GIVEN REQUEST | Quote exactly the lines from the start of the entries to the one with "from matplotlib import pyplot as plt", both ends included.
-- begin SUPPLIED MATERIAL --
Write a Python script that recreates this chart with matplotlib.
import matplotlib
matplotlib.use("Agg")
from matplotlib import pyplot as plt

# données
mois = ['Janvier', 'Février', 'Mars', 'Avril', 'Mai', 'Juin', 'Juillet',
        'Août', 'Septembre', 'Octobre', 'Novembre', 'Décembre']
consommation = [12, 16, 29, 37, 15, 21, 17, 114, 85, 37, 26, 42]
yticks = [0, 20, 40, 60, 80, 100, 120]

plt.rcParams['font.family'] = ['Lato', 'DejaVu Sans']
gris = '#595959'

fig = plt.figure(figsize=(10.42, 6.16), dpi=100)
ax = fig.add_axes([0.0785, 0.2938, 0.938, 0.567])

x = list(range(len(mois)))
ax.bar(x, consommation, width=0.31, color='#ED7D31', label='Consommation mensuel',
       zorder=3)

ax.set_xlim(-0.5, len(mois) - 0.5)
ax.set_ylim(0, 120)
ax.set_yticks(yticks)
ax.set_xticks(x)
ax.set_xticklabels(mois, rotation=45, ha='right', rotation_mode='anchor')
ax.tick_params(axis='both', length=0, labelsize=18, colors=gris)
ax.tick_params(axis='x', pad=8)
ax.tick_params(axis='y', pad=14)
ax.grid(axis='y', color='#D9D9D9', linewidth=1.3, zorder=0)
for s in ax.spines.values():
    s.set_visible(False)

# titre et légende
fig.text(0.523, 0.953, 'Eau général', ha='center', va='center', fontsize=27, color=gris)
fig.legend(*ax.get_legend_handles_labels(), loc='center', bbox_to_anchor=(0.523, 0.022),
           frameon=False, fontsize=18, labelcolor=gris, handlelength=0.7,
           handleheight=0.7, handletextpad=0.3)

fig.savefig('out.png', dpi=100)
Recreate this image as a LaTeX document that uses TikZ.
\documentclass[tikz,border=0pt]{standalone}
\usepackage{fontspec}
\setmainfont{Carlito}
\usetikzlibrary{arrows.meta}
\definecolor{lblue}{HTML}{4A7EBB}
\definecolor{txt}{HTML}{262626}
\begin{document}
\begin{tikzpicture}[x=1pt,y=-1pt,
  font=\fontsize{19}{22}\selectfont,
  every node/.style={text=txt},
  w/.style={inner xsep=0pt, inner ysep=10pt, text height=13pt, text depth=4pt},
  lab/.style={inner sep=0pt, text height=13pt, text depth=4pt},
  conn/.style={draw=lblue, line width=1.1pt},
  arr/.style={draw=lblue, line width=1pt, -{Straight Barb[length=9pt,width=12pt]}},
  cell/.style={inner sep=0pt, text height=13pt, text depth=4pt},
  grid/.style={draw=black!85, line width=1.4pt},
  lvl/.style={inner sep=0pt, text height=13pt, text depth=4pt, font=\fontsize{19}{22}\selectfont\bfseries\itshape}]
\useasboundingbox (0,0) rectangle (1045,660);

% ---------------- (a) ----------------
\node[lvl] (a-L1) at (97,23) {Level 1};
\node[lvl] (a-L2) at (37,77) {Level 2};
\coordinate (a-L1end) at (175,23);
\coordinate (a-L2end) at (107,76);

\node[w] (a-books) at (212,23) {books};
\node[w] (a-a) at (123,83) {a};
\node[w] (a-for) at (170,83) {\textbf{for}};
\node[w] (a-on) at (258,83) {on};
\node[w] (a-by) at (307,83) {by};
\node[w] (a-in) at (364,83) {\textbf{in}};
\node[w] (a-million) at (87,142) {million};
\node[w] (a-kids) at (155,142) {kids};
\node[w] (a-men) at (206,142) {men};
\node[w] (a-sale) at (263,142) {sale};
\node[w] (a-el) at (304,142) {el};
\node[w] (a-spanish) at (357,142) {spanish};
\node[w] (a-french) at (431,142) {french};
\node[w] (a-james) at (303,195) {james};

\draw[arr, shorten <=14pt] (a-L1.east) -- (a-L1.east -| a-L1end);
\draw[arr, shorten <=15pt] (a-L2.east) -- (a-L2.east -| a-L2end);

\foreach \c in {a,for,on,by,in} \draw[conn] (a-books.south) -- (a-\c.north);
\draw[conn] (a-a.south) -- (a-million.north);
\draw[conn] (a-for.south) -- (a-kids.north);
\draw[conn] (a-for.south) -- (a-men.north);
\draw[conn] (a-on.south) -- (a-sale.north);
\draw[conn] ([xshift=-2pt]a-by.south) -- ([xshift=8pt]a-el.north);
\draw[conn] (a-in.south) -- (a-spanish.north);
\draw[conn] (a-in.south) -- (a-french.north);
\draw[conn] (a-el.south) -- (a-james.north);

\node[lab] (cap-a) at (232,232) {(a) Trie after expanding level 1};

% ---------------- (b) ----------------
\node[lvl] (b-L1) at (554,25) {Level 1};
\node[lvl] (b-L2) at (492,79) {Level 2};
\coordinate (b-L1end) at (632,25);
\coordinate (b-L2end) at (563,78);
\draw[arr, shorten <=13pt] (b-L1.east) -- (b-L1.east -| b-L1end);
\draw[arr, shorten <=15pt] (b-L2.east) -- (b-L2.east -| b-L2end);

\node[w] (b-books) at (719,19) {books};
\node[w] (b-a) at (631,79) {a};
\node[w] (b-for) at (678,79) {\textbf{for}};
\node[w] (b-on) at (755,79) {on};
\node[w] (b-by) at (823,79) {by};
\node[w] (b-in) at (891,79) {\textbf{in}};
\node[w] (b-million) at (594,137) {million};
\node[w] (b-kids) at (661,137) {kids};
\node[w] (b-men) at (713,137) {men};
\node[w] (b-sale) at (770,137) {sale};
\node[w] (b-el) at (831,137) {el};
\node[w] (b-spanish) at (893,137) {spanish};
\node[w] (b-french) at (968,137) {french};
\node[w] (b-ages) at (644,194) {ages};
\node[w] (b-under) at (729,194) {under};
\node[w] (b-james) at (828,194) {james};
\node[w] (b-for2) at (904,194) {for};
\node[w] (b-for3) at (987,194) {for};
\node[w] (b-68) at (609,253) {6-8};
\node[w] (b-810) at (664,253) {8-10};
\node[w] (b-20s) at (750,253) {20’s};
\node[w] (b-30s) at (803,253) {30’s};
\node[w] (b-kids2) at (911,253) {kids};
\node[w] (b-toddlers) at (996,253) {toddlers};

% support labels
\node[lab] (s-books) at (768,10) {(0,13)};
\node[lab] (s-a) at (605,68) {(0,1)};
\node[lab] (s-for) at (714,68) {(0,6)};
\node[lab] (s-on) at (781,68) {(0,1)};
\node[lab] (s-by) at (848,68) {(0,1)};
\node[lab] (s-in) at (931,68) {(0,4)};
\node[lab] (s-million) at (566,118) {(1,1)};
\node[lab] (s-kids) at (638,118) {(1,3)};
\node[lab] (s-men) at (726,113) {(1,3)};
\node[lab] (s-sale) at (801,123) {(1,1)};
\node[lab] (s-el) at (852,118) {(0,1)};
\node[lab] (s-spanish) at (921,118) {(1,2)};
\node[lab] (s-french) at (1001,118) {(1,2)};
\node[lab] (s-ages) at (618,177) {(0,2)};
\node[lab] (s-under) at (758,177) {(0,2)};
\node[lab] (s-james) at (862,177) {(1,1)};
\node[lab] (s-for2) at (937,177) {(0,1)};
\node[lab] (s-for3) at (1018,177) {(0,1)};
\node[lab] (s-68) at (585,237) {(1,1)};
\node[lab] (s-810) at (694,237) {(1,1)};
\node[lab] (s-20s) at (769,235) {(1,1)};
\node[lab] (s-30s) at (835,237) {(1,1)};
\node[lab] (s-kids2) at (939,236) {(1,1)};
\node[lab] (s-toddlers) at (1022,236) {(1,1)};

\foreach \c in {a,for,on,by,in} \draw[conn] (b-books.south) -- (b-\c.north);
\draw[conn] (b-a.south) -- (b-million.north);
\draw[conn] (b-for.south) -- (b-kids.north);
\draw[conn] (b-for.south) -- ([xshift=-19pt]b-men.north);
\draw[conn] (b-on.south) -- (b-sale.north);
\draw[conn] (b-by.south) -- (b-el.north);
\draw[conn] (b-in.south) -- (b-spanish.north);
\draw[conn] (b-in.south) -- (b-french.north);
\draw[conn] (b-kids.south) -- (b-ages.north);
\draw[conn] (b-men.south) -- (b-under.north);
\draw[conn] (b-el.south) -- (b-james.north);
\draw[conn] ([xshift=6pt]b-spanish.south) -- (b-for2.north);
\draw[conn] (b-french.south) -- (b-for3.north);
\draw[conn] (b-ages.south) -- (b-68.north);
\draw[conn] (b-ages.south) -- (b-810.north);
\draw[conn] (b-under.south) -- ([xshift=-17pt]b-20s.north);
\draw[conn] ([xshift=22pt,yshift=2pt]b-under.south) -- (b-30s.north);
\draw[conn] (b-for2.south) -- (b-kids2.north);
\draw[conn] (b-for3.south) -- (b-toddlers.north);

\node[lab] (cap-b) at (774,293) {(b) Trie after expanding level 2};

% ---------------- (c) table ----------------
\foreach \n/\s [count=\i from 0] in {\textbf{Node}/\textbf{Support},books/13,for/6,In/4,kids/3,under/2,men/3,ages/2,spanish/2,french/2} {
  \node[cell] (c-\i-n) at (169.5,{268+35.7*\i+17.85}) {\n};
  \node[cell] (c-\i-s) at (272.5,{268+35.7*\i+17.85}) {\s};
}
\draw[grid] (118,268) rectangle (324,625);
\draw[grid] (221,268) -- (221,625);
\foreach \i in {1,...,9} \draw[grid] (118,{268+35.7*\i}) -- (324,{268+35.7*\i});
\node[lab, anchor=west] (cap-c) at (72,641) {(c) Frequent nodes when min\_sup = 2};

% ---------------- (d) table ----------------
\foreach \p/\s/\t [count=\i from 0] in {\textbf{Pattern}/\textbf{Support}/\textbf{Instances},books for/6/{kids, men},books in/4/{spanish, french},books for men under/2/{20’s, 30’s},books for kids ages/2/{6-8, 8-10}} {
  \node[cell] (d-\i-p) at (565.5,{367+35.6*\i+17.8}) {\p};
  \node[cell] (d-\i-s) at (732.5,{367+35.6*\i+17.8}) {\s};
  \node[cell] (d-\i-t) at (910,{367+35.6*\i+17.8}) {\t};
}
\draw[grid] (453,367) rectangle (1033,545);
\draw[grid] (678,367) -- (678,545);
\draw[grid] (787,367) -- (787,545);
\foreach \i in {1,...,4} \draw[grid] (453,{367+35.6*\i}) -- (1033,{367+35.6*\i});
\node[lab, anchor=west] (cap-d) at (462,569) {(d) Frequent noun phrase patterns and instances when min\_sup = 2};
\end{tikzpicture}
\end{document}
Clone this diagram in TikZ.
-- end SUPPLIED MATERIAL --
WRITTEN SOLUTION |
Write a Python script that recreates this chart with matplotlib.
import matplotlib
matplotlib.use("Agg")
from matplotlib import pyplot as plt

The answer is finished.